One of the benefits of having curious nerd friends is that they’re willing to entertain my predilection for wide-ranging conversations about the minutiae of everyday life.
We arrived at this destination as we were splayed out for Sunday brunch here in Malmö, and it took us through a lateral thinking slalom course that started in Portland, Oregon, took us through Salt Lake City and then to the Google Campus, to the common practice of Danish employers providing lunch to employees and finally back to Malmö where the matter at hand ended up being the job perks of the Swedish workplace.
Olle, it turns out, has a popcorn machine in his office.
“So,” I asked, “is this a usual thing, to have a popcorn machine in a Swedish office?”
(No, it isn’t; it was a vestigal perk from an earlier company occupying the same space).
But, it turns out, office fruit delivery is a thing – a normal thing – here in Sweden.
And as a result the Swedish worker has a reasonable expectation of ready access to fresh fruit.
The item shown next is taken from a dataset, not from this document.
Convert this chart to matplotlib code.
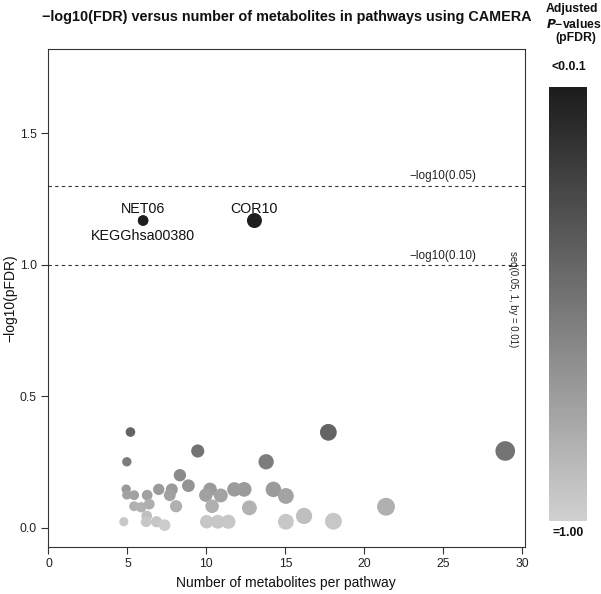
import numpy as np
import matplotlib
matplotlib.use("Agg")
import matplotlib.pyplot as plt
from matplotlib.colors import LinearSegmentedColormap, Normalize
from matplotlib.cm import ScalarMappable

plt.rcParams['font.family'] = ['Liberation Sans', 'DejaVu Sans']

# number of metabolites per pathway (as plotted, jittered)
n_metab = [5.19, 4.96, 4.92, 4.96, 5.42, 6.25, 6.98, 5.42, 5.87, 6.38,
           6.22, 4.77, 6.18, 6.84, 7.35, 9.45, 13.78, 8.32, 8.86, 7.81,
           7.68, 10.23, 9.96, 10.91, 11.77, 12.39, 14.24, 15.03, 8.08, 10.36,
           12.72, 10.02, 10.72, 11.39, 15.03, 16.18, 17.72, 18.04, 21.37, 28.92,
           5.99, 5.99, 13.04]
# -log10(pFDR)
neglog_fdr = [0.364, 0.251, 0.147, 0.125, 0.124, 0.124, 0.146, 0.082, 0.078, 0.090,
              0.045, 0.023, 0.023, 0.023, 0.010, 0.292, 0.251, 0.200, 0.160, 0.146,
              0.124, 0.146, 0.124, 0.123, 0.146, 0.146, 0.146, 0.121, 0.082, 0.082,
              0.076, 0.023, 0.023, 0.023, 0.023, 0.045, 0.363, 0.025, 0.080, 0.292,
              1.168, 1.168, 1.168]
labels = [''] * 40 + ['NET06', 'KEGGhsa00380', 'COR10']
label_pos = [None] * 40 + ['above', 'below', 'above']

thresholds = [0.05, 0.10]
threshold_text = ['\u2212log10(0.05)', '\u2212log10(0.10)']

x = np.array(n_metab)
y = np.array(neglog_fdr)
pfdr = 10 ** (-y)

cmap = LinearSegmentedColormap.from_list('grays', ['#1c1c1c', '#d0d0d0'], N=96)
norm = Normalize(vmin=0.05, vmax=1.0)
sizes = (4.2 * np.log(x)) ** 2

fig = plt.figure(figsize=(6.01, 5.94), dpi=100)
ax = fig.add_axes([48 / 601, 1 - 547 / 594, (525 - 48) / 601, (547 - 49) / 594])

ax.scatter(x, y, s=sizes, c=cmap(norm(np.clip(pfdr, 0.05, 1))),
           edgecolors='none', zorder=3)

for xi, yi, lab, pos in zip(x, y, labels, label_pos):
    if not lab:
        continue
    if pos == 'above':
        ax.annotate(lab, (xi, yi), xytext=(0, 3.5), textcoords='offset points',
                    ha='center', va='bottom', fontsize=10.3, color='#111111')
    else:
        ax.annotate(lab, (xi, yi), xytext=(0, -6), textcoords='offset points',
                    ha='center', va='top', fontsize=10.3, color='#111111')

for thr, txt in zip(thresholds, threshold_text):
    yv = -np.log10(thr)
    ax.axhline(yv, color='#333333', lw=0.8, ls=(0, (3, 3)), zorder=1)
    ax.text(25, yv + 0.012, txt, ha='center', va='bottom', fontsize=8.5,
            color='#222222')

ax.text(29.4, 0.87, 'seq(0.05, 1, by = 0.01)', rotation=270,
        ha='center', va='center', fontsize=6.9, color='#222222')

ax.set_xlim(-0.03, 30.17)
ax.set_ylim(-0.073, 1.82)
ax.set_xticks(np.arange(0, 31, 5))
ax.set_yticks([0.0, 0.5, 1.0, 1.5])
ax.set_yticklabels(['0.0', '0.5', '1.0', '1.5'])
ax.tick_params(direction='out', length=5, width=0.8, color='#333333',
               labelsize=8.7, labelcolor='#222222', pad=3)
for sp in ax.spines.values():
    sp.set_linewidth(0.8)
    sp.set_color('#333333')

fig.text(286 / 601, 1 - 583 / 594, 'Number of metabolites per pathway',
         ha='center', va='center', fontsize=10, color='#111111')
fig.text(10 / 601, 1 - 298 / 594, '\u2212log10(pFDR)', rotation=90,
         ha='center', va='center', fontsize=10, color='#111111')

fig.text(287 / 601, 1 - 17 / 594,
         '\u2212log10(FDR) versus number of metabolites in pathways using CAMERA',
         ha='center', va='center', fontsize=10.4, fontweight='bold',
         color='#111111')

# colour key
cax = fig.add_axes([549 / 601, 1 - 521 / 594, 38 / 601, 434 / 594])
cb = fig.colorbar(ScalarMappable(norm=norm, cmap=cmap), cax=cax)
cb.outline.set_visible(False)
cb.set_ticks([])
cax.invert_yaxis()

fig.text(572 / 601, 1 - 9 / 594, 'Adjusted', ha='center', va='center',
         fontsize=8.8, fontweight='bold', color='#111111')
fig.text(574 / 601, 1 - 24 / 594, '$\\bfit{P}$\u2212values', ha='center',
         va='center', fontsize=8.8, fontweight='bold', color='#111111')
fig.text(576 / 601, 1 - 38 / 594, '(pFDR)', ha='center', va='center',
         fontsize=8.8, fontweight='bold', color='#111111')
fig.text(569 / 601, 1 - 67 / 594, '<0.0.1', ha='center', va='center',
         fontsize=8.8, fontweight='bold', color='#111111')
fig.text(568 / 601, 1 - 533 / 594, '=1.00', ha='center', va='center',
         fontsize=8.8, fontweight='bold', color='#111111')

fig.savefig('out.png', dpi=100)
On the job.
Which led us to the question: do fruit privileges extend to visitors to the office?
There was no consensus on this issue: I would certainly be offered a coffee upon arrival in an office, it was agreed, but the propriety of turning down the coffee and asking instead for an apple or banana or kiwi remains unresolved.
I may have to seek real-world evidence by showing up at Olle’s office and running some tests.
Along the road to this surprising fact, I also learned that Danish school children call their teachers by their first names.
And that there’s been something called “you reform” in the Swedish language, a move roughly analagous to a wholesale switch from “vous” to “tu” by the entire population.
I could do this, quite happily, every day.
Indeed if Cultural Anthropology didn’t sound like the dullest profession on earth I might consider taking it up.